- **EXERCISE INSTRUCTIONS**:
Copy out all lines carrying the word "chart".

- **DATA SEGMENT**:

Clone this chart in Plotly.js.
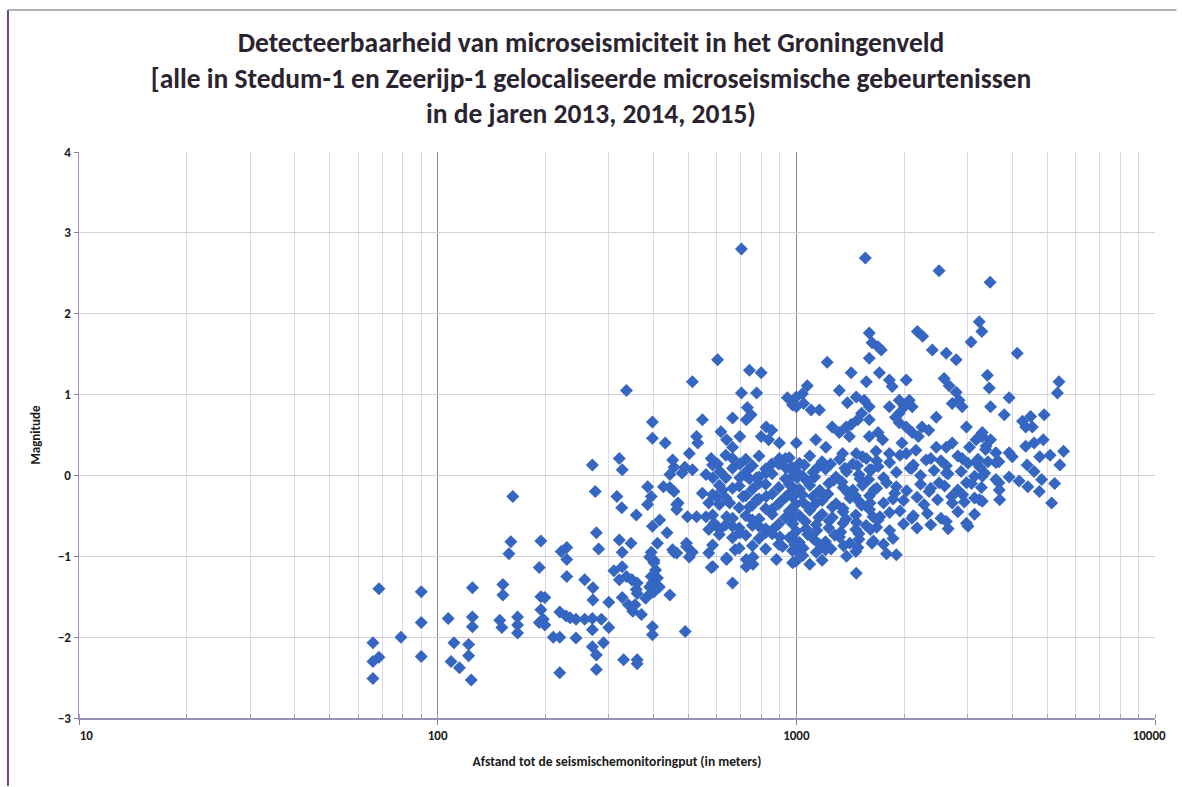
<!DOCTYPE html>
<html>
<head>
<meta charset="utf-8">
<script src="https://cdn.plot.ly/plotly-3.0.1.min.js"></script>
<style>
html,body{margin:0;padding:0;background:#fff;}
#chart{width:1182px;height:787px;}
</style>
</head>
<body>
<div id="chart"></div>
<script>
// Distance to the seismic monitoring well (m) and magnitude
const distance = [
  // < 100 m
  68.6,90,90,79,66,66,68.6,90,66,
  // 100 - 300 m
  270,275,162,277,281,160,158,194,192,221,229,229,229,257,271,271,125,152,152,194,199,194,197,199,192,
  219,228,234,243,257,270,286,210,219,243,270,270,277,277,290,219,107,125,125,111,122,122,109,115,124,149,151,167,167,167,
  // 300 - 600 m
  703,603,513,336,740,798,703,775,397,547,664,397,431,527,531,321,327,452,444,503,489,513,316,326,358,385,394,385,426,444,456,464,
  416,436,497,527,321,346,327,394,401,410,390,456,494,513,444,579,639,664,757,880,327,336,348,360,360,327,405,394,415,401,
  330,360,360,397,397,490,300,340,350,370,380,300,310,355,
  // 600 - 1000 m
  944,976,730,748,725,824,854,798,837,897,616,639,664,696,456,480,579,603,612,585,664,696,725,696,740,775,824,786,854,897,937,966,1000,
  468,464,547,570,597,622,652,560,590,612,570,639,664,696,710,740,775,824,854,897,937,976,754,787,821,860,900,976,
  397,410,390,401,452,494,503,464,570,585,639,675,725,757,725,915,976,1000,348,321,358,397,394,
  636,723,787,932, 584,664,754,821,893,972, 560,636,723,787,856,932, 610,664,693,754,821,893,972,
  584,636,723,787,856,932, 610,693,754,821,893, 584,664,723,787,856,932, 636,693,754,821,893,
  610,664,723,787,856,972, 584,693,754,821,893,
  // 1000 - 3500 m dense band
  956,1020,1090,1180,1320,1437,1530,1675,1820,1945,2120,2370,2530,2820,3010,3210,3420,
  976,1042,1113,1206,1290,1380,1495,1600,1750,1900,2075,2220,2420,2650,2880,3140,3350,
  956,1020,1090,1160,1232,1350,1437,1530,1675,1785,1900,2030,2220,2370,2590,2820,3080,3280,
  976,1042,1113,1180,1290,1410,1495,1600,1750,1860,1990,2170,2270,2475,2710,2940,3140,
  956,1020,1090,1180,1260,1350,1465,1600,1710,1820,1945,2120,2320,2530,2820,3140,
  976,1065,1137,1232,1350,1465,1565,1675,1820,1990,2170,2370,2650,3010,
  956,1020,1113,1206,1320,1410,1495,1640,1750,1860,
  976,1042,1137,1206,1380,1465,1785,1900,
  997,1090,1180,1469,
  986,1053,1148,1246,1365,1480,1620, 1005,1070,1125,1270,1340,1505,1590, 970,1040,1165,1225,1390,1460,1645,
  995,1085,1130,1260,1350,1520,1605, 980,1060,1155,1235,1375,1470,1635, 1000,1075,1140,1280,1330,1495,1610,
  990,1045,1160,1250,1355,1485,1625,
  1690,2100,2620,3250, 1880,2345,2910, 1690,2100,2620,
  // 1000 - 3500 m upper part
  3236,3290,3070,2175,2250,1597,1626,1690,1725,1597,1219,2394,2618,2791,1422,1567,1704,1817,2025,1850,2583,2667,2791,2843,2721,2900,
  1073,1040,1318,1388,1469,1546,1597,1520,1482,1597,1422,1817,1936,2000,2065,2104,1936,2455,1000,1000,1048,1100,1160,1259,1318,1377,1406,
  1597,1690,1740,1890,1936,2025,2104,2188,2240,2340,1000,1133,1209,1346,1469,1567,1668,1817,1970,2025,2155,2300,2455,2618,2721,2900,3040,3170,3300,3480,
  1557,2500,3470,
  2980,3240,3370,3600,3170,2980,3240,2980,3670,4000,3920,2720,2500,2620,
  // > 3500 m
  4130,3410,3450,5400,5345,3480,3920,3800,4270,4500,4910,4360,4550,3300,3380,3600,3920,3670,4360,4600,4880,4770,5100,5560,5430,4400,4600,4830,
  3300,3600,3680,4180,4420,4760,5250,3300,3690,5150
];
const magnitude = [
  -1.40,-1.44,-1.82,-2.0,-2.07,-2.30,-2.25,-2.24,-2.51,
  0.13,-0.20,-0.26,-0.71,-0.91,-0.82,-0.97,-0.81,-1.14,-0.94,-0.89,-1.04,-1.25,-1.29,-1.39,-1.54,-1.39,-1.35,-1.48,-1.50,-1.51,-1.66,-1.78,-1.85,-1.82,
  -1.69,-1.74,-1.76,-1.78,-1.78,-1.77,-1.78,-2.0,-2.0,-2.01,-1.91,-2.12,-2.22,-2.40,-2.07,-2.44,-1.77,-1.75,-1.87,-2.07,-2.09,-2.23,-2.30,-2.38,-2.53,-1.79,-1.88,-1.75,-1.85,-1.95,
  2.80,1.43,1.16,1.05,1.30,1.27,1.02,1.02,0.66,0.69,0.71,0.46,0.40,0.48,0.40,0.21,0.07,0.19,0.01,0.27,0.10,0.07,-0.26,-0.40,-0.49,-0.14,-0.26,-0.36,-0.14,-0.15,-0.20,-0.36,
  -0.55,-0.71,-0.51,-0.51,-0.80,-0.84,-0.95,-0.95,-1.05,-1.27,-1.38,-0.95,-0.84,-0.95,-1.48,-1.14,-1.02,-1.33,-1.10,-1.04,-1.13,-1.25,-1.29,-1.33,-1.46,-1.51,-1.17,-1.25,-1.38,-1.44,
  -2.28,-2.28,-2.33,-1.87,-1.97,-1.93,-1.88,-1.60,-1.68,-1.72,-1.52,-1.57,-1.18,-1.60,
  0.96,0.87,0.84,0.75,0.69,0.60,0.56,0.48,0.44,0.40,0.54,0.44,0.35,0.48,0.10,0.03,0.21,0.14,0.05,-0.03,0.21,0.14,0.05,-0.03,-0.04,-0.03,0.03,-0.10,0.14,0.21,0.09,-0.03,0.05,
  -0.34,-0.42,-0.22,-0.34,-0.26,-0.18,-0.34,-0.51,-0.59,-0.67,-0.67,-0.51,-0.63,-0.71,-0.26,-0.39,-0.30,-0.26,-0.42,-0.34,-0.26,-0.42,-0.55,-0.63,-0.71,-0.67,-0.76,-0.59,
  -0.63,-0.84,-1.01,-1.08,-0.92,-0.88,-1.01,-0.96,-0.96,-1.13,-1.04,-0.92,-1.04,-1.01,-1.13,-0.88,-1.08,-0.92,-1.29,-1.29,-1.41,-1.33,-1.45,
  0.25,0.20,0.24,0.21, 0.13,0.09,0.12,0.08,0.14,0.10, 0.01,-0.03,0.00,-0.02,0.02,-0.04, -0.12,-0.16,-0.13,-0.17,-0.11,-0.15,-0.14,
  -0.24,-0.28,-0.25,-0.29,-0.23,-0.27, -0.36,-0.40,-0.37,-0.41,-0.35, -0.49,-0.53,-0.50,-0.54,-0.48,-0.52, -0.61,-0.65,-0.62,-0.66,-0.60,
  -0.73,-0.77,-0.74,-0.78,-0.72,-0.76, -0.86,-0.90,-0.87,-0.91,-0.85,
  0.22,0.15,0.24,0.17,0.20,0.14,0.23,0.18,0.16,0.25,0.13,0.21,0.18,0.24,0.15,0.20,0.17,
  0.06,-0.01,0.04,0.08,-0.02,0.05,0.01,0.07,-0.03,0.04,0.09,0.00,0.06,0.02,0.05,-0.01,0.03,
  -0.11,-0.17,-0.12,-0.19,-0.10,-0.15,-0.18,-0.12,-0.16,-0.09,-0.14,-0.19,-0.11,-0.16,-0.13,-0.18,-0.10,-0.15,
  -0.27,-0.33,-0.26,-0.31,-0.35,-0.28,-0.32,-0.25,-0.34,-0.29,-0.31,-0.27,-0.36,-0.30,-0.26,-0.33,-0.28,
  -0.44,-0.50,-0.43,-0.48,-0.52,-0.45,-0.49,-0.42,-0.51,-0.46,-0.44,-0.50,-0.47,-0.53,-0.45,-0.48,
  -0.60,-0.66,-0.61,-0.65,-0.59,-0.67,-0.62,-0.64,-0.68,-0.60,-0.65,-0.61,-0.66,-0.63,
  -0.77,-0.83,-0.78,-0.82,-0.76,-0.84,-0.79,-0.81,-0.85,-0.78,
  -0.93,-0.99,-0.95,-0.92,-1.00,-0.94,-0.97,-0.98,
  -1.06,-1.10,-1.05,-1.21,
  0.08,0.13,0.10,0.14,0.09,0.12,0.07, -0.03,-0.07,-0.02,-0.06,-0.08,-0.04,-0.05, -0.20,-0.24,-0.19,-0.23,-0.21,-0.25,-0.18,
  -0.36,-0.40,-0.35,-0.39,-0.41,-0.37,-0.34, -0.53,-0.57,-0.52,-0.56,-0.54,-0.58,-0.51, -0.69,-0.73,-0.68,-0.74,-0.70,-0.72,-0.67,
  -0.86,-0.90,-0.85,-0.91,-0.87,-0.89,-0.84,
  0.11,0.09,0.12,0.10, -0.22,-0.20,-0.24, -0.55,-0.53,-0.57,
  1.90,1.78,1.65,1.78,1.72,1.76,1.64,1.59,1.55,1.45,1.40,1.55,1.51,1.43,1.27,1.16,1.27,1.18,1.18,1.10,1.20,1.11,1.03,0.93,0.89,0.85,
  1.11,1.01,1.05,0.90,0.97,0.93,0.85,0.77,0.69,0.69,0.63,0.85,0.93,0.85,0.93,0.85,0.77,0.72,0.97,0.85,0.89,0.81,0.81,0.60,0.53,0.60,0.48,
  0.48,0.53,0.44,0.72,0.65,0.60,0.53,0.48,0.60,0.56,0.40,0.44,0.35,0.27,0.27,0.21,0.30,0.27,0.40,0.27,0.31,0.19,0.35,0.35,0.40,0.21,0.35,0.44,0.53,0.44,
  2.69,2.53,2.39,
  0.60,0.48,0.32,0.16,0.16,-0.09,-0.30,-0.59,-0.09,0.23,-0.02,-0.34,-0.09,0.03,
  1.51,1.24,1.08,1.16,1.02,0.85,0.96,0.75,0.67,0.73,0.75,0.60,0.60,0.48,0.36,0.28,0.28,0.17,0.36,0.40,0.44,0.23,0.25,0.30,0.13,0.13,0.05,-0.05,
  -0.01,-0.05,-0.18,-0.07,-0.14,-0.20,-0.10,-0.32,-0.30,-0.34
];
const xTickVals = [10, 100, 1000, 10000];
const xTickText = ['\u00a0\u00a0\u00a0\u00a0\u00a010', '100', '1000', '10000\u00a0\u00a0\u00a0\u00a0'];
const yTickVals = [-3, -2, -1, 0, 1, 2, 3, 4];

const n = Math.min(distance.length, magnitude.length);
const trace = {
  type: 'scatter', mode: 'markers',
  x: distance.slice(0, n), y: magnitude.slice(0, n),
  marker: {symbol: 'diamond', size: 10, color: '#3566c2', line: {width: 0}},
  hoverinfo: 'x+y'
};

const fam = 'Carlito, "Liberation Sans Narrow", "Liberation Sans", Arial, sans-serif';
const tickFont = {family: fam, size: 13, color: '#1a1a1a', weight: 700};

const layout = {
  width: 1182, height: 787,
  paper_bgcolor: '#ffffff', plot_bgcolor: '#ffffff',
  margin: {l: 79, r: 27, t: 152, b: 69},
  showlegend: false,
  title: {
    text: 'Detecteerbaarheid van microseismiciteit in het Groningenveld<br>[alle in Stedum-1 en Zeerijp-1 gelocaliseerde microseismische gebeurtenissen<br>in de jaren 2013, 2014, 2015)',
    font: {family: fam, size: 27.5, color: '#2b2430', weight: 700},
    x: 0.5, xanchor: 'center', y: 0.934, yanchor: 'top'
  },
  xaxis: {
    type: 'log', range: [1, 4],
    tickvals: xTickVals, ticktext: xTickText,
    tickfont: tickFont, ticklabeloverflow: 'allow',
    ticks: 'outside', ticklen: 5, tickcolor: '#8a7c9a',
    showgrid: true, gridcolor: '#8f8298', gridwidth: 1,
    minor: {dtick: 'D1', showgrid: true, gridcolor: '#dcd8e6', gridwidth: 1, ticks: 'inside', ticklen: 4, tickcolor: '#a89fb8'},
    showline: true, linecolor: '#9b8fb4', linewidth: 1.5,
    zeroline: false,
    title: {text: 'Afstand tot de seismischemonitoringput (in meters)', font: {family: fam, size: 13.5, color: '#1a1a1a', weight: 700}, standoff: 14}
  },
  yaxis: {
    range: [-3, 4],
    tickvals: yTickVals,
    tickfont: tickFont,
    ticks: 'outside', ticklen: 4, tickcolor: '#8a7c9a',
    showgrid: true, gridcolor: '#d3cfdd', gridwidth: 1,
    showline: true, linecolor: '#9b8fd4', linewidth: 1.5,
    zeroline: false,
    title: {text: 'Magnitude', font: {family: fam, size: 13, color: '#1a1a1a', weight: 700}, standoff: 14}
  },
  shapes: [
    {type: 'line', xref: 'paper', yref: 'paper', x0: -0.066, x1: -0.066, y0: -0.12, y1: 1.251, line: {color: '#6d4a7a', width: 2}},
    {type: 'line', xref: 'paper', yref: 'paper', x0: -0.066, x1: 1.02, y0: 1.251, y1: 1.251, line: {color: '#9c98a4', width: 1.5}}
  ]
};

Plotly.newPlot('chart', [trace], layout, {displayModeBar: false, staticPlot: true});
</script>
</body>
</html>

- **ANSWER TO THE EXERCISE**:
Clone this chart in Plotly.js.
#chart{width:1182px;height:787px;}
<div id="chart"></div>
Plotly.newPlot('chart', [trace], layout, {displayModeBar: false, staticPlot: true});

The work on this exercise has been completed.